Results in the league so far support his view: some of Liverpool’s finest displays have come with Firmino up top, such as the 3-1 win at Chelsea and the 4-1 triumph at Manchester City. The Brazilian links up play efficiently and facilitates intricate combinations in the final third; over the five league fixtures in which he has led the line, Liverpool have averaged two goals per game.
Creator in chief
In his first outing as a line leader, at Stamford Bridge, Firmino did not resemble a classic No.9. He received just one pass inside the box, improving Liverpool’s fluency and setting up Coutinho’s equaliser.
Perhaps his finest display came at City, where he troubled Martín Demichelis and Eliaquim Mangala with aggressive pressing, nimble movement and sharp runs in behind. His goal was assisted by Coutinho, with whom he enjoys an intuitive understanding.
The chances Liverpool created that day came from central positions, with counters and transitions at the heart of everything.

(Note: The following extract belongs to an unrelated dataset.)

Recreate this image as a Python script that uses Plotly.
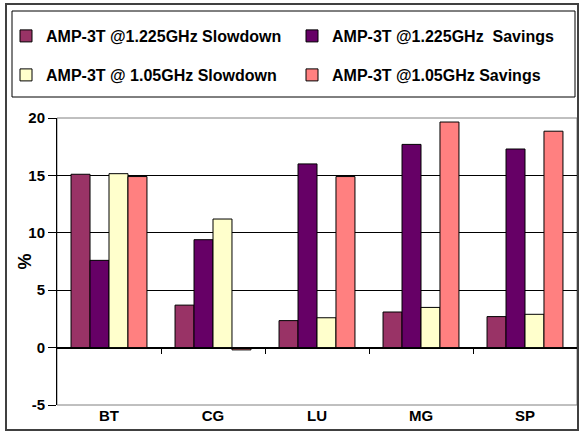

City had not conceded four at home over 90 minutes since February 2003 – and it could have been even worse for Manuel Pellegrini’s title chasers.
The two other goals scored by Firmino came against Arsenal, though his influence was more profound against United. He provided an outlet, overloaded the flanks and set up efforts for onrushing midfielders, creating five opportunities in total.
This gives Firmino importance beyond goals, which is harder to say about Benteke. While the Belgian can hold the ball up and provide a formidable presence inside the box, he is not as adept at raising the game of those around him. Over the six league fixtures he has started under Klopp, Liverpool have averaged only 0.83 goals per game.
Much of the link-up play disappears with Benteke in the side. The Belgian has a decent touch, but his pass completion of 66.4% is the worst out of any outfield player at Liverpool, and far inferior to Firmino’s 76.7%. Winning long balls is not always enough to boost the team, something that could be seen in the 2-0 defeat at Newcastle, where his accuracy left much to be desired.
On other occasions, Benteke has not seemed a natural fit. Against Swansea, for example, he received few deliveries from out wide and only managed only one effort on goal before coming off after 71 minutes.
To his credit, some of his substitute appearances have proved decisive. At Chelsea he won two headers that resulted in two goals, the latter converted by himself. The towering header against Southampton at Anfield exemplified his potential, and he also leapt off the bench to sink Leicester and help Joe Allen equalise against Arsenal.
Waiting for Sturridge
Yet even the nature of those moments could work against him. The involvements at Chelsea came from long balls, but Klopp does not like to play that way. And if Benteke works well as a sub, Klopp might just keep him as an impact player.
The Leicester game in particular showed how highly Klopp values mobility. It was Origi who started, and Liverpool found him with numerous early passes that caught the Foxes' backline off guard. “We needed his speed today,” Klopp said. “Christian is a fast player, but Divock is a little bit more a player for these runs, these ways and what we needed behind the last line of the opponent.”
This means the ideal striker would surely be Sturridge, whose only start under Klopp came at Southampton in the League Cup, where Liverpool won 6-1. This leaves Benteke in an unfortunate situation: Klopp recently said he has a future at the club, but when asked whether the striker was too static, he declined to comment.
On the evidence available so far, Klopp’s calls have been understandable. Until other options arrive, Firmino seems the most natural fit.